Original U.S. WWI M1917 Doughboy Helmet With Camouflage Panel Paint and American Expeditionary Forces General Headquarters Roundel

Item Description

Original Item: One-Of-A-Kind. This is a fantastic genuine Great War hand painted camouflage helmet complete with its original liner. Helmet features original period colored panel camouflage paint in various shades of green, brown, blue, yellow, red and orange. The best feature of the camouflage is the AEF General Headquarters Roundel painted on the left side.

The paint is somewhat worn, and definitely shows use, but it has a great look and the colors are still easily discernible. The interior of the helmet has some of the original paint from when the soldier repainted the helmet. It also has a complete liner with felt top pad and still has the liner size stamp visible, 7 ½. The liner does show age, and the leather is somewhat degraded, but the oil cloth is quite solid, as is the underlying netting. Unfortunately the leather chinstrap, although complete, has cracking throughout the surface of the leather, but is still completely intact.

The shell is marked with a stamping on the underside of the rim that reads YJ 154. The solid rivets and heat lot number indicate that this helmet shell was produced in the United States.

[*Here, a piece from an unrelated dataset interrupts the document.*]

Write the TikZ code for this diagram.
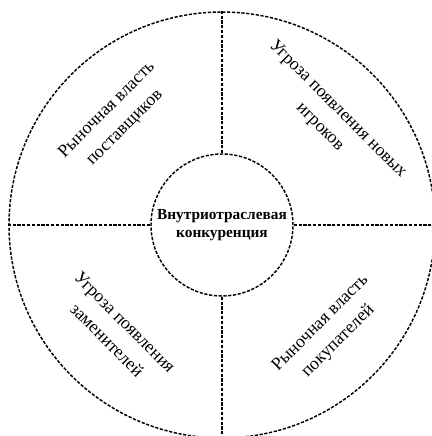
\documentclass[tikz,border=0pt]{standalone}
\usepackage{fontspec}
\setmainfont{Liberation Serif}
\usetikzlibrary{positioning}
\tikzset{
    % Ring styles - dashed outlines
    dotline/.style={
        draw=black,
        line width=1.1pt,
        dash pattern=on 2.4pt off 1.2pt
    },
    ring/.style={
        circle,
        dotline,
        minimum size=319.5pt,
        inner sep=0pt
    },
    core/.style={
        circle,
        dotline,
        minimum size=106.5pt,
        inner sep=0pt,
        align=center,
        font=\fontsize{11.5}{13.5}\selectfont\bfseries
    },
    % Sector labels
    force/.style={
        align=center,
        inner sep=0pt,
        font=\fontsize{13.4}{19}\selectfont
    }
}

\begin{document}
\begin{tikzpicture}[x=0.75pt, y=0.75pt]
    \useasboundingbox (-222,-211) rectangle (210,225);
    \clip (-222,-211) rectangle (210,225);

    \node[ring] (outer) at (0,0) {};
    \node[core] (inner) at (0,0) {Внутриотраслевая\\конкуренция};

    \draw[dotline] (inner.north) -- (outer.north);
    \draw[dotline] (inner.west) -- (outer.west);
    \draw[dotline] (inner.east) -- (outer.east);
    \draw[dotline] (inner.south) -- (outer.south);

    \node[force, rotate=45] (supp) at (135:150) {Рыночная власть\\поставщиков};
    \node[force, rotate=-45] (entr) at (45:151) {Угроза появления новых\\игроков};
    \node[force, rotate=-45] (subs) at (-135:150) {Угроза появления\\заменителей};
    \node[force, rotate=45] (buyr) at (-45:152) {Рыночная власть\\покупателей};
\end{tikzpicture}
\end{document}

A wonderful totally original helmet with genuine original paint! Ready to display!

Military Camouflage:
Concealment and deception have always had some part in warfare, but during the First World War the practice became systematic. The use of aerial reconnaissance and the position and proximity of the opposing trenches on the Western Front made it easier to detect troops both on and behind the front lines. Armies needed to find new ways to hide from, observe and deceive enemy forces.

In 1915, the French Army became the first to create a dedicated camouflage unit. The word 'camouflage' came from the French verb meaning 'to make up for the stage'. Its practitioners, many of whom were artists, were known as camoufleurs. The following year the British Army established its own camouflage section under the command of Lieutenant-Colonel Francis Wyatt. It was known as the Special Works Park RE (Royal Engineers).

Concealment is the most common camouflage technique. It is achieved by altering the physical characteristics that make an object visible to an observer - shape, outline, shading and color - to make it 'disappear' into its surroundings. Camouflage artists created designs of irregular, colored shapes that made it difficult to determine the outline and form of the camouflaged object, most commonly guns or vehicles. This technique is known as a 'disruptive pattern'. Tanks were camouflaged when they were first introduced in 1916, but the practice was abandoned when it was realized that the mud from the battlefield covered the paint.

American Expeditionary Forces
The American Expeditionary Forces (A.E.F. or AEF) was a formation of the United States Army on the Western Front of World War I. The AEF was established on July 5, 1917, in France under the command of Gen. John J. Pershing. It fought alongside French Army, British Army, Canadian Army, and Australian Army units against the Imperial German Army. A minority of the AEF troops also fought alongside Italian Army units in that same year against the Austro-Hungarian Army. The AEF helped the French Army on the Western Front during the Aisne Offensive (at the Battle of Château-Thierry and Battle of Belleau Wood) in the summer of 1918, and fought its major actions in the Battle of Saint-Mihiel and the Meuse-Argonne Offensive in the latter part of 1918.